Why, in these installations, did Akerman seek to free herself from linear narrative?
The experience of time in these installations is almost physical. The relationship with the body, with the voice, is very present in her films, since you often hear her reading the voiceover. When Chantal was living in New York in the 1970s, Babette Mangolte, who would become her director of photography, introduced her to experimental filmmakers like Michael Snow. She regularly went to the Anthology Film Archives, where she discovered the possibility of a non-narrative cinema emancipated from established formats. And in a certain way this quest is clearly present in her writing, which is sensitive, fluid, bodily, and organic. You can see it in the autobiographical Ma mère rit, written in 2013, in which, in the same paragraph and without indicating the transition, she uses both her mother’s and her own voice. It’s written in a single breath, almost without punctuation.

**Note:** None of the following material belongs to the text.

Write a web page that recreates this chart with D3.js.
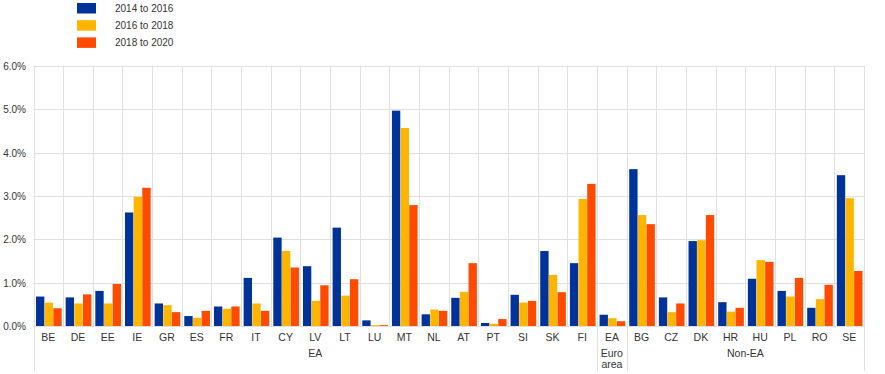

In addition to showing her films, her archives, and her installations, you’ve organized a whole programme of events around her work.
Yes. While the exhibition is showing, many of those who worked with Akerman, but also filmmakers and artists from other disciplines who were influenced by her, such as the directors Eric Baudelaire and Céline Sciamma, or the choreographer Gisèle Vienne, will come to give introductions to her films in the movie theatre at the Jeu de Paume. There will be also be readings of some of her texts by Aurore Clément, an actor who was very close to her. Another actor, Anne Kessler of the Comédie-Française, will stage her 1992 monologue Le Déménagement in one of the galleries with the actor Stanislas Merhar.
And the film producer and publisher Capricci, in partnership with the Chantal Akerman Foundation, is bringing out a Blu-ray box set of almost her entire filmography, in restored versions, and is planning a retrospective of her work in commercial movie theatres – they’re starting with her earliest films, while we’ll begin with her most recent. To cap it all off, L’Arachnéen is publishing all of Chantal’s writings in three volumes-scripts, whether filmed or not, stories, plays, interviews, letters, etc. All of this material will allow for a deep rereading of her work, whose radical poetry still has a major influence on the young generations of today.
“Chantal Akerman – Travelling”, exhibition until January 19, 2025 at the Jeu de Paume, Paris 1st.